Chapter 7 – The Sovereign
To the subjects as a whole, the sovereign body can never pose any danger. Since the sovereign is formed completely of the individuals who compose it, it is impossible for it to have any interest contrary to theirs. Therefore, the sovereign doesn’t need to give guarantees to its subjects, because it’s impossible for a body to want to hurt all of its members. However, this is not true of the relation of a subject to the sovereign. An individual may have a private will contrary to the public will. He may try to get the rights of a citizen without paying the duties of a subject. If this behavior became common, it would ruin the body politic. Therefore, if a person refuses to obey the general will shall be forced to do so. Essentially, he shall be forced to be free.
Chapter 8 – Civil Society
By leaving the state of nature and entering civil society, a man uses justice as a rule of conduct instead of instinct, and his spirit is elevated.
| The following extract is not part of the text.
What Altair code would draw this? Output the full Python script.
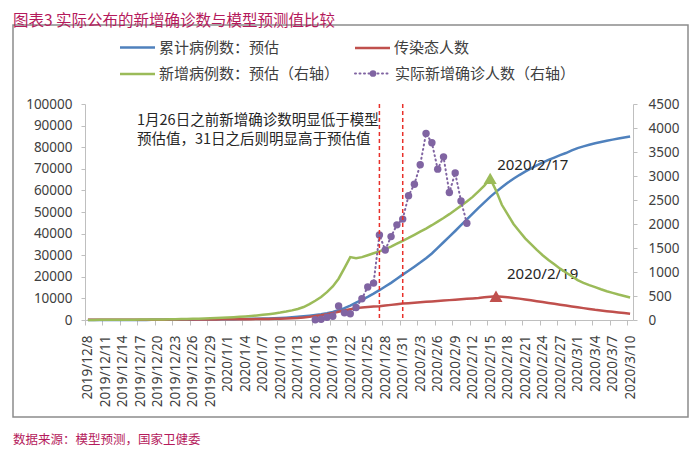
import json
import altair as alt
import pandas as pd

# ---------------- data ----------------
dates = [f"{d.year}/{d.month}/{d.day}" for d in pd.date_range("2019-12-08", "2020-03-10")]
days = list(range(len(dates)))

# 累计病例数：预估 (left axis)
cumulative_est = [
    0, 0, 0, 0, 10, 10, 20, 20, 30, 40,
    50, 60, 70, 80, 100, 110, 130, 150, 170, 190,
    220, 250, 280, 310, 350, 390, 430, 480, 530, 580,
    640, 720, 820, 950, 1100, 1300, 1500, 1750, 2000, 2300,
    2650, 3100, 3700, 4500, 5500, 6700, 8000, 9300, 10700, 12200,
    13800, 15500, 17200, 19100, 21000, 22800, 24700, 26600, 28600, 30800,
    33400, 36000, 38600, 41200, 43900, 46600, 49300, 51900, 54500, 57000,
    59300, 61500, 63500, 65400, 67100, 68700, 70200, 71600, 72900, 74100,
    75200, 76300, 77300, 78500, 79600, 80400, 81100, 81800, 82400, 83000,
    83500, 84000, 84500, 85000,
]
# 传染态人数 (left axis)
infectious = [
    100, 100, 100, 110, 110, 120, 120, 130, 130, 140,
    150, 150, 160, 170, 180, 190, 200, 210, 220, 240,
    250, 260, 280, 290, 310, 330, 350, 380, 400, 430,
    470, 510, 550, 600, 700, 820, 950, 1150, 1450, 1800,
    2200, 2700, 3200, 3800, 4400, 5000, 5500, 5800, 6000, 6200,
    6400, 6700, 7000, 7300, 7600, 7800, 8000, 8200, 8400, 8600,
    8800, 9000, 9200, 9400, 9600, 9800, 10000, 10200, 10500, 10800,
    11000, 10800, 10500, 10200, 9900, 9500, 9100, 8700, 8300, 7900,
    7500, 7100, 6700, 6300, 5900, 5500, 5100, 4700, 4400, 4100,
    3800, 3500, 3200, 2900,
]
# 新增病例数：预估 (right axis)
new_est = [
    2, 2, 3, 3, 4, 5, 5, 6, 7, 8,
    9, 10, 12, 13, 15, 17, 19, 22, 25, 28,
    32, 36, 41, 46, 52, 59, 66, 75, 84, 95,
    107, 121, 137, 155, 176, 200, 230, 270, 330, 400,
    480, 580, 700, 860, 1080, 1310, 1285, 1310, 1350, 1390,
    1430, 1475, 1530, 1590, 1650, 1710, 1775, 1840, 1905, 1975,
    2050, 2125, 2205, 2290, 2380, 2470, 2565, 2680, 2800, 2950,
    2700, 2400, 2200, 2000, 1850, 1700, 1580, 1460, 1350, 1250,
    1160, 1070, 990, 910, 830, 775, 725, 685, 640, 600,
    565, 530, 500, 470,
]
# 实际新增确诊人数 (right axis), 2020/1/16 .. 2020/2/11
actual_start = "2020/1/16"
actual_new = [4, 17, 59, 77, 290, 149, 131, 259, 444, 688, 769, 1771, 1459, 1737,
              1982, 2102, 2590, 2829, 3235, 3887, 3694, 3143, 3399, 2656, 3062, 2478, 2015]

cut_dates = ["2020/1/27", "2020/1/31"]
peak_labels = ["2020/2/17", "2020/2/19"]

legend_names = ["累计病例数：预估", "传染态人数", "新增病例数：预估（右轴）", "实际新增确诊人数（右轴）"]
title_text = "图表3 实际公布的新增确诊数与模型预测值比较"
note_lines = ["1月26日之前新增确诊数明显低于模型", "预估值，31日之后则明显高于预估值"]
source_text = "数据来源：模型预测，国家卫健委"

# ---------------- tables ----------------
model = pd.DataFrame({"day": days, "date": dates, "cum": cumulative_est,
                      "inf": infectious, "new": new_est})
s0 = dates.index(actual_start)
actual = pd.DataFrame({"day": list(range(s0, s0 + len(actual_new))), "val": actual_new})
cuts = pd.DataFrame({"day": [dates.index(d) for d in cut_dates]})
green_peak = model.loc[[model["new"].idxmax()]].assign(label=peak_labels[0])
red_peak = model.loc[[model["inf"].idxmax()]].assign(label=peak_labels[1])

# ---------------- styles ----------------
W, H = 548, 216
BLUE, RED, GREEN, PURPLE = "#4F81BD", "#C0504D", "#9BBB59", "#8064A2"
AXC, LBC = "#BFBFBF", "#404040"
NUMF, CJKF = "Noto Sans", "Noto Sans CJK SC"
TITLEC = "#B51A5C"
half = W / len(dates) / 2

x_axis = alt.Axis(values=list(range(0, len(dates), 3)),
                  labelExpr=f"{json.dumps(dates, ensure_ascii=False)}[datum.value]",
                  labelAngle=270, labelOverlap=False, labelFlush=False,
                  labelFont=NUMF, labelFontSize=13.5, labelColor=LBC, labelPadding=10,
                  tickSize=5, tickColor=AXC, domainColor=AXC, grid=False,
                  tickOffset=-half, labelOffset=half, title=None)
yl_axis = alt.Axis(values=list(range(0, 100001, 10000)), format="d", grid=False,
                   labelFont=NUMF, labelFontSize=13.5, labelColor=LBC, labelPadding=9,
                   tickSize=4, tickColor=AXC, domainColor=AXC, title=None, orient="left")
yr_axis = alt.Axis(values=list(range(0, 4501, 500)), format="d", grid=False,
                   labelFont=NUMF, labelFontSize=13.5, labelColor=LBC, labelPadding=11,
                   tickSize=4, tickColor=AXC, domainColor=AXC, title=None, orient="right")

X = alt.X("day:Q", scale=alt.Scale(domain=[-0.5, len(dates) - 0.5], nice=False, zero=False),
          axis=x_axis, title=None)
yl_scale = alt.Scale(domain=[0, 100000], nice=False)
yr_scale = alt.Scale(domain=[0, 4500], nice=False)


def YL(f):
    return alt.Y(f"{f}:Q", scale=yl_scale, axis=yl_axis, title=None)


def YR(f):
    return alt.Y(f"{f}:Q", scale=yr_scale, axis=yr_axis, title=None)


# ---------------- left-axis layer ----------------
blue = alt.Chart(model).mark_line(color=BLUE, strokeWidth=2.5).encode(x=X, y=YL("cum"))
red = alt.Chart(model).mark_line(color=RED, strokeWidth=2.5).encode(x=X, y=YL("inf"))
red_tri = alt.Chart(red_peak).mark_point(shape="triangle-up", filled=True, size=170,
                                          color=RED, opacity=1).encode(x=X, y=YL("inf"))
red_lab = alt.Chart(red_peak).mark_text(align="left", baseline="middle", dx=11, dy=-22,
                                         font=NUMF, fontSize=15, color="#262626").encode(
    x=X, y=YL("inf"), text="label:N")
left = alt.layer(blue, red, red_tri, red_lab)

# ---------------- right-axis layer ----------------
green = alt.Chart(model).mark_line(color=GREEN, strokeWidth=2.5).encode(x=X, y=YR("new"))
purple_line = alt.Chart(actual).mark_line(color=PURPLE, strokeWidth=2, strokeDash=[1, 3.5],
                                          strokeCap="round").encode(x=X, y=YR("val"))
purple_pts = alt.Chart(actual).mark_circle(color=PURPLE, size=55, opacity=1).encode(x=X, y=YR("val"))
green_tri = alt.Chart(green_peak).mark_point(shape="triangle-up", filled=True, size=170,
                                              color=GREEN, opacity=1).encode(x=X, y=YR("new"))
green_lab = alt.Chart(green_peak).mark_text(align="left", baseline="middle", dx=7, dy=-13,
                                             font=NUMF, fontSize=15, color="#262626").encode(
    x=X, y=YR("new"), text="label:N")
right = alt.layer(green, purple_line, purple_pts, green_tri, green_lab)

# ---------------- decorations ----------------
one = pd.DataFrame({"k": [0]})


def text_at(x, y, s, size, color, font=CJKF, align="left"):
    return alt.Chart(pd.DataFrame({"t": [s]})).mark_text(
        align=align, baseline="middle", fontSize=size, color=color, font=font).encode(
        x=alt.value(x), y=alt.value(y), text="t:N")


def seg(x0, x1, y, color, dash=None, width=2.5):
    kw = dict(color=color, strokeWidth=width)
    if dash:
        kw["strokeDash"] = dash
        kw["strokeCap"] = "round"
    return alt.Chart(one).mark_rule(**kw).encode(x=alt.value(x0), x2=alt.value(x1), y=alt.value(y))


frame = alt.Chart(one).mark_rect(filled=False, stroke="#8C8C8C", strokeWidth=1.5).encode(
    x=alt.value(-72), x2=alt.value(603), y=alt.value(-79), y2=alt.value(313))

cut_rules = alt.Chart(cuts).mark_rule(color="#E8302A", strokeWidth=1.5, strokeDash=[4, 3]).encode(
    x=X, y=alt.value(0), y2=alt.value(H))

deco = [frame]
# legend
leg_pos = [(35, -56.5), (270, -56), (35, -30), (270, -30.5)]
leg_colors = [BLUE, RED, GREEN, PURPLE]
for (lx, ly), name, col in zip(leg_pos, legend_names, leg_colors):
    if col == PURPLE:
        deco.append(seg(lx, lx + 36, ly, col, dash=[1, 3.5], width=2))
        deco.append(alt.Chart(one).mark_circle(color=col, size=45, opacity=1).encode(
            x=alt.value(lx + 18), y=alt.value(ly)))
        deco.append(text_at(lx + 40, ly, name, 15, LBC))
    else:
        deco.append(seg(lx, lx + 35, ly, col))
        deco.append(text_at(lx + 39, ly, name, 15, LBC))

deco.append(text_at(-72, -83.5, title_text, 15.5, TITLEC))
deco.append(text_at(-72, 336, source_text, 12.5, TITLEC))
for i, line in enumerate(note_lines):
    deco.append(text_at(52, 17 + 19 * i, line, 14.5, "#262626"))

chart = alt.layer(
    *deco[:1],
    alt.layer(left, right).resolve_scale(y="independent"),
    cut_rules,
    *deco[1:],
).properties(
    width=W, height=H,
    padding={"left": 77, "top": 96, "right": 58, "bottom": 128},
    autosize=alt.AutoSizeParams(type="none"),
    background="white",
).configure_view(strokeWidth=0)

chart.save("out.html", embed_options={"renderer": "svg", "actions": False})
Though he loses the right to take anything that tempts him, he gains the right to civil liberty and legal property. The limit of his natural liberty was his own physical power, but civil liberty is only limited by the general will. His natural possessions where only based on force or on being the first occupant, but his civil property is based on a legal title. Furthermore, in a state of nature, you are a slave to your appetite, but in society, you are obedient to a law you’ve proscribed to yourself, which is freedom.
Chapter 9 – Of Property
When a man enters the political society, his land enters with him, so that it becomes the property of the sovereign rather than just a private possession. This makes the land more secure, since it is now protected by the entire state, and not just one man. However, in the view of other states, a state still only has ‘the right of first occupant.’ The right of first occupant is legitimate under three conditions: 1) the land isn’t already inhabited by somebody else, 2) a man only takes as much as he needs for subsistence, and 3) that he doesn’t just declare its his land, but actually works and cultivates the soil. Without these rules, a person could just declare any piece of land belongs to him. When Balboa stood on the shore of South America and declared it was now owned by the King of Spain, was that enough to dispossess all the current inhabitants and exclude anyone else’s right to the land?
The social pact, rather than destroying natural equity, substitutes a moral and lawful equity for the natural physical inequality of men – men become equal by covenant.